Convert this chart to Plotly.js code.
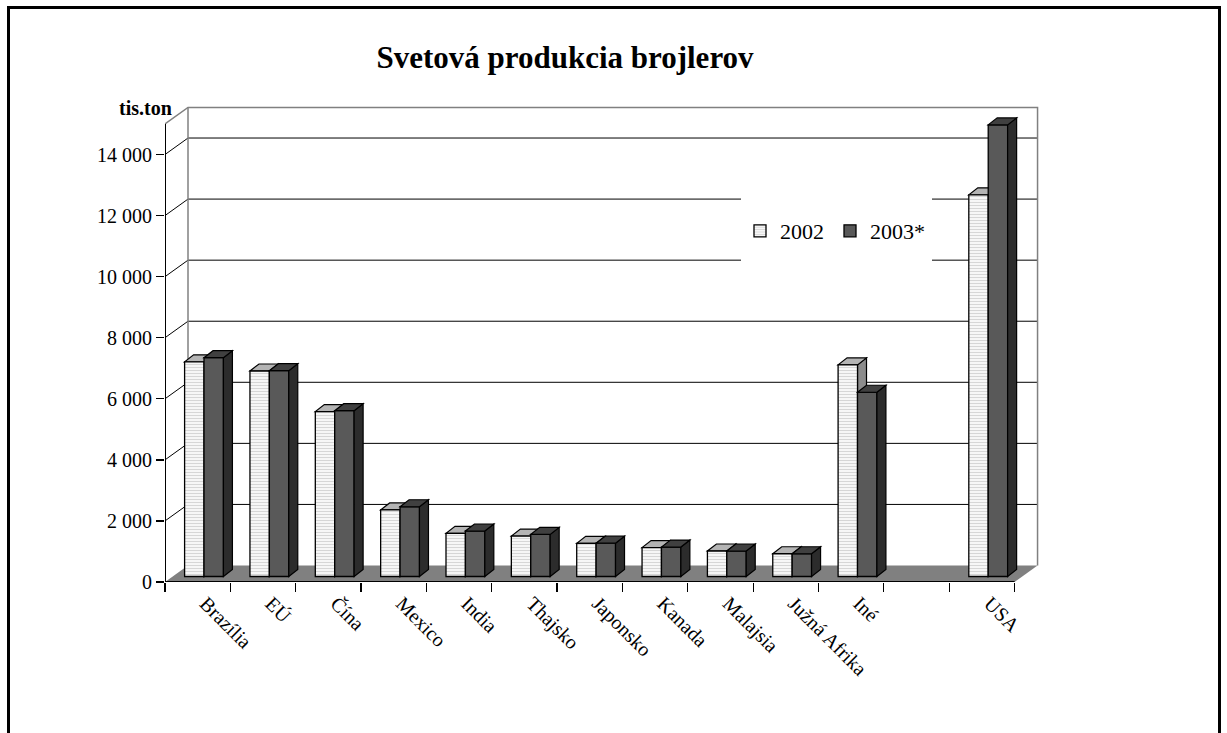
<!DOCTYPE html>
<html>
<head>
<meta charset="utf-8">
<script src="https://cdn.plot.ly/plotly-3.0.1.min.js"></script>
<style>
html,body{margin:0;padding:0;background:#fff;overflow:hidden}
#frame{position:absolute;left:7px;top:6px;width:1214px;height:800px;border:3px solid #000;box-sizing:border-box;pointer-events:none}
</style>
</head>
<body>
<div id="chart" style="width:1227px;height:733px"></div>
<div id="frame"></div>
<script>
// ---- data ----
const categories = ['Brazília','EÚ','Čína','Mexico','India','Thajsko','Japonsko','Kanada','Malajsia','Južná Afrika','Iné',' ','USA'];
const values2002 = [7030, 6730, 5400, 2180, 1415, 1325, 1085, 945, 835, 745, 6930, null, 12500];
const values2003 = [7165, 6740, 5430, 2285, 1490, 1380, 1090, 965, 835, 745, 6035, null, 14790];
const yTickValues = [0, 2000, 4000, 6000, 8000, 10000, 12000, 14000];
const seriesNames = ['2002', '2003*'];
const chartTitle = 'Svetová produkcia brojlerov';
const unitLabel = 'tis.ton';

// ---- geometry / style ----
const W = 1227, H = 733;
const L = 165, R = 188, T = 105, B = 151;
const plotW = W - L - R, plotH = H - T - B;
const SLOT = 65.35;          // px per category
const UPP = 32.75;           // value units per px
const xRange = [-0.5, -0.5 + plotW / SLOT];
const yRange = [0, plotH * UPP];
const xEnd = categories.length - 0.5;
const FRONT_TOP = 15000;
const WX = 23 / SLOT, WY = 16.5 * UPP;   // wall depth
const DX = 9 / SLOT, DY = 7 * UPP;       // bar depth
const BASE = 5.5 * UPP;                  // bars sit behind front edge
const OFF = [-0.2, 0.097], BW = [0.297, 0.297];
// legend backdrop box (px)
const LEG = {x0:741, x1:932, y0:197, y1:263};

function P(pts, close) {
  return 'M' + pts.map(p => p[0] + ',' + p[1]).join(' L') + (close ? ' Z' : '');
}
const px2x = p => -0.5 + (p - L) / SLOT;
const px2y = p => (H - B - p) * UPP;

const shapes = [];
// floor
shapes.push({type:'path', xref:'x', yref:'y', layer:'below',
  path: P([[-0.5,0],[xEnd,0],[xEnd+WX,WY],[-0.5+WX,WY]], true),
  fillcolor:'#808080', line:{width:0}});
// gridlines (left wall diagonal + back wall)
yTickValues.forEach(v => {
  if (v <= 0) return;
  shapes.push({type:'path', xref:'x', yref:'y', layer:'below',
    path: P([[-0.5,v],[-0.5+WX,v+WY],[xEnd+WX,v+WY]]),
    line:{color:'#000', width:1}});
});
// wall outlines
shapes.push({type:'path', xref:'x', yref:'y', layer:'below',
  path: P([[-0.5,FRONT_TOP],[-0.5+WX,FRONT_TOP+WY],[xEnd+WX,FRONT_TOP+WY],[xEnd+WX,WY]]),
  line:{color:'#808080', width:1.5}});
shapes.push({type:'path', xref:'x', yref:'y', layer:'below',
  path: P([[-0.5+WX,WY],[-0.5+WX,FRONT_TOP+WY]]),
  line:{color:'#808080', width:1.5}});
// white backdrop behind legend
shapes.push({type:'rect', xref:'x', yref:'y', layer:'below',
  x0:px2x(LEG.x0), x1:px2x(LEG.x1), y0:px2y(LEG.y1), y1:px2y(LEG.y0),
  fillcolor:'#ffffff', line:{width:0}});

// 3D faces of bars
const faceStyle = [
  {top:'#b4b4b4', side:'#8c8c8c', layer:'below'},
  {top:'#404040', side:'#2c2c2c', layer:'above'}
];
[values2002, values2003].forEach((vals, s) => {
  vals.forEach((v, i) => {
    if (v === null) return;
    const x0 = i + OFF[s], x1 = x0 + BW[s], top = BASE + v;
    shapes.push({type:'path', xref:'x', yref:'y', layer:faceStyle[s].layer,
      path: P([[x1,top],[x1+DX,top+DY],[x1+DX,BASE+DY],[x1,BASE]], true),
      fillcolor:faceStyle[s].side, line:{color:'#000', width:1.2}});
    shapes.push({type:'path', xref:'x', yref:'y', layer:faceStyle[s].layer,
      path: P([[x0,top],[x1,top],[x1+DX,top+DY],[x0+DX,top+DY]], true),
      fillcolor:faceStyle[s].top, line:{color:'#000', width:1.2}});
  });
});
// front axis lines
shapes.push({type:'path', xref:'x', yref:'y', layer:'above',
  path: P([[-0.5,FRONT_TOP],[-0.5,0],[xEnd,0]]), line:{color:'#000', width:2}});

const traces = [
  {type:'bar', name:seriesNames[0], x:categories, y:values2002, base:BASE,
   offset:OFF[0], width:BW[0], hoverinfo:'skip', legendwidth:45,
   marker:{color:'#f4f4f4', pattern:{shape:'-', fgcolor:'#d2d2d2', bgcolor:'#f6f6f6', size:3, solidity:0.3},
           line:{color:'#000', width:1.3}}},
  {type:'bar', name:seriesNames[1], x:categories, y:values2003, base:BASE,
   offset:OFF[1], width:BW[1], hoverinfo:'skip', legendwidth:70,
   marker:{color:'#595959', line:{color:'#000', width:1.3}}}
];

const layout = {
  width:W, height:H,
  margin:{l:L, r:R, t:T, b:B, pad:0},
  paper_bgcolor:'#ffffff', plot_bgcolor:'rgba(0,0,0,0)',
  font:{family:'Liberation Serif, Times New Roman, serif', color:'#000'},
  separators:', ',
  barmode:'overlay',
  showlegend:true,
  title:{text:chartTitle, font:{size:31, weight:'bold', color:'#000'},
         xref:'container', x:565/W, xanchor:'center',
         yref:'container', y:1-57/H, yanchor:'middle'},
  xaxis:{type:'category', categoryorder:'array', categoryarray:categories,
         range:xRange, tickson:'boundaries', ticks:'outside', ticklen:9, tickwidth:1.3, tickcolor:'#000',
         tickangle:45, tickfont:{size:20}, ticklabelshift:8, ticklabelstandoff:5,
         showgrid:false, zeroline:false, showline:false, fixedrange:true},
  yaxis:{range:yRange, tickmode:'array', tickvals:yTickValues, tickformat:',d',
         ticks:'outside', ticklen:8, tickwidth:1.3, tickcolor:'#000', tickfont:{size:20},
         showgrid:false, zeroline:false, showline:false, fixedrange:true},
  legend:{orientation:'h', xref:'paper', yref:'paper', x:(740-L)/plotW, y:(H-B-210)/plotH,
          xanchor:'left', yanchor:'top', bgcolor:'rgba(0,0,0,0)', borderwidth:0,
          font:{size:22}, traceorder:'normal'},
  annotations:[{text:'<b>' + unitLabel + '</b>', xref:'paper', yref:'paper',
                x:(145-L)/plotW, y:(H-B-108)/plotH, xanchor:'center', yanchor:'middle',
                showarrow:false, font:{size:20}}],
  shapes:shapes
};

Plotly.newPlot('chart', traces, layout, {staticPlot:true, displayModeBar:false});
</script>
</body>
</html>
****
▶ _Exercise description_:
Transcribe the listing in full and omit the pictures.

▶ _Problem solution_:
Convert this chart to Plotly.js code.
<!DOCTYPE html>
<html>
<head>
<meta charset="utf-8">
<script src="https://cdn.plot.ly/plotly-3.0.1.min.js"></script>
<style>
html,body{margin:0;padding:0;background:#fff;overflow:hidden}
#frame{position:absolute;left:7px;top:6px;width:1214px;height:800px;border:3px solid #000;box-sizing:border-box;pointer-events:none}
</style>
</head>
<body>
<div id="chart" style="width:1227px;height:733px"></div>
<div id="frame"></div>
<script>
// ---- data ----
const categories = ['Brazília','EÚ','Čína','Mexico','India','Thajsko','Japonsko','Kanada','Malajsia','Južná Afrika','Iné',' ','USA'];
const values2002 = [7030, 6730, 5400, 2180, 1415, 1325, 1085, 945, 835, 745, 6930, null, 12500];
const values2003 = [7165, 6740, 5430, 2285, 1490, 1380, 1090, 965, 835, 745, 6035, null, 14790];
const yTickValues = [0, 2000, 4000, 6000, 8000, 10000, 12000, 14000];
const seriesNames = ['2002', '2003*'];
const chartTitle = 'Svetová produkcia brojlerov';
const unitLabel = 'tis.ton';

// ---- geometry / style ----
const W = 1227, H = 733;
const L = 165, R = 188, T = 105, B = 151;
const plotW = W - L - R, plotH = H - T - B;
const SLOT = 65.35;          // px per category
const UPP = 32.75;           // value units per px
const xRange = [-0.5, -0.5 + plotW / SLOT];
const yRange = [0, plotH * UPP];
const xEnd = categories.length - 0.5;
const FRONT_TOP = 15000;
const WX = 23 / SLOT, WY = 16.5 * UPP;   // wall depth
const DX = 9 / SLOT, DY = 7 * UPP;       // bar depth
const BASE = 5.5 * UPP;                  // bars sit behind front edge
const OFF = [-0.2, 0.097], BW = [0.297, 0.297];
// legend backdrop box (px)
const LEG = {x0:741, x1:932, y0:197, y1:263};

function P(pts, close) {
  return 'M' + pts.map(p => p[0] + ',' + p[1]).join(' L') + (close ? ' Z' : '');
}
const px2x = p => -0.5 + (p - L) / SLOT;
const px2y = p => (H - B - p) * UPP;

const shapes = [];
// floor
shapes.push({type:'path', xref:'x', yref:'y', layer:'below',
  path: P([[-0.5,0],[xEnd,0],[xEnd+WX,WY],[-0.5+WX,WY]], true),
  fillcolor:'#808080', line:{width:0}});
// gridlines (left wall diagonal + back wall)
yTickValues.forEach(v => {
  if (v <= 0) return;
  shapes.push({type:'path', xref:'x', yref:'y', layer:'below',
    path: P([[-0.5,v],[-0.5+WX,v+WY],[xEnd+WX,v+WY]]),
    line:{color:'#000', width:1}});
});
// wall outlines
shapes.push({type:'path', xref:'x', yref:'y', layer:'below',
  path: P([[-0.5,FRONT_TOP],[-0.5+WX,FRONT_TOP+WY],[xEnd+WX,FRONT_TOP+WY],[xEnd+WX,WY]]),
  line:{color:'#808080', width:1.5}});
shapes.push({type:'path', xref:'x', yref:'y', layer:'below',
  path: P([[-0.5+WX,WY],[-0.5+WX,FRONT_TOP+WY]]),
  line:{color:'#808080', width:1.5}});
// white backdrop behind legend
shapes.push({type:'rect', xref:'x', yref:'y', layer:'below',
  x0:px2x(LEG.x0), x1:px2x(LEG.x1), y0:px2y(LEG.y1), y1:px2y(LEG.y0),
  fillcolor:'#ffffff', line:{width:0}});

// 3D faces of bars
const faceStyle = [
  {top:'#b4b4b4', side:'#8c8c8c', layer:'below'},
  {top:'#404040', side:'#2c2c2c', layer:'above'}
];
[values2002, values2003].forEach((vals, s) => {
  vals.forEach((v, i) => {
    if (v === null) return;
    const x0 = i + OFF[s], x1 = x0 + BW[s], top = BASE + v;
    shapes.push({type:'path', xref:'x', yref:'y', layer:faceStyle[s].layer,
      path: P([[x1,top],[x1+DX,top+DY],[x1+DX,BASE+DY],[x1,BASE]], true),
      fillcolor:faceStyle[s].side, line:{color:'#000', width:1.2}});
    shapes.push({type:'path', xref:'x', yref:'y', layer:faceStyle[s].layer,
      path: P([[x0,top],[x1,top],[x1+DX,top+DY],[x0+DX,top+DY]], true),
      fillcolor:faceStyle[s].top, line:{color:'#000', width:1.2}});
  });
});
// front axis lines
shapes.push({type:'path', xref:'x', yref:'y', layer:'above',
  path: P([[-0.5,FRONT_TOP],[-0.5,0],[xEnd,0]]), line:{color:'#000', width:2}});

const traces = [
  {type:'bar', name:seriesNames[0], x:categories, y:values2002, base:BASE,
   offset:OFF[0], width:BW[0], hoverinfo:'skip', legendwidth:45,
   marker:{color:'#f4f4f4', pattern:{shape:'-', fgcolor:'#d2d2d2', bgcolor:'#f6f6f6', size:3, solidity:0.3},
           line:{color:'#000', width:1.3}}},
  {type:'bar', name:seriesNames[1], x:categories, y:values2003, base:BASE,
   offset:OFF[1], width:BW[1], hoverinfo:'skip', legendwidth:70,
   marker:{color:'#595959', line:{color:'#000', width:1.3}}}
];

const layout = {
  width:W, height:H,
  margin:{l:L, r:R, t:T, b:B, pad:0},
  paper_bgcolor:'#ffffff', plot_bgcolor:'rgba(0,0,0,0)',
  font:{family:'Liberation Serif, Times New Roman, serif', color:'#000'},
  separators:', ',
  barmode:'overlay',
  showlegend:true,
  title:{text:chartTitle, font:{size:31, weight:'bold', color:'#000'},
         xref:'container', x:565/W, xanchor:'center',
         yref:'container', y:1-57/H, yanchor:'middle'},
  xaxis:{type:'category', categoryorder:'array', categoryarray:categories,
         range:xRange, tickson:'boundaries', ticks:'outside', ticklen:9, tickwidth:1.3, tickcolor:'#000',
         tickangle:45, tickfont:{size:20}, ticklabelshift:8, ticklabelstandoff:5,
         showgrid:false, zeroline:false, showline:false, fixedrange:true},
  yaxis:{range:yRange, tickmode:'array', tickvals:yTickValues, tickformat:',d',
         ticks:'outside', ticklen:8, tickwidth:1.3, tickcolor:'#000', tickfont:{size:20},
         showgrid:false, zeroline:false, showline:false, fixedrange:true},
  legend:{orientation:'h', xref:'paper', yref:'paper', x:(740-L)/plotW, y:(H-B-210)/plotH,
          xanchor:'left', yanchor:'top', bgcolor:'rgba(0,0,0,0)', borderwidth:0,
          font:{size:22}, traceorder:'normal'},
  annotations:[{text:'<b>' + unitLabel + '</b>', xref:'paper', yref:'paper',
                x:(145-L)/plotW, y:(H-B-108)/plotH, xanchor:'center', yanchor:'middle',
                showarrow:false, font:{size:20}}],
  shapes:shapes
};

Plotly.newPlot('chart', traces, layout, {staticPlot:true, displayModeBar:false});
</script>
</body>
</html>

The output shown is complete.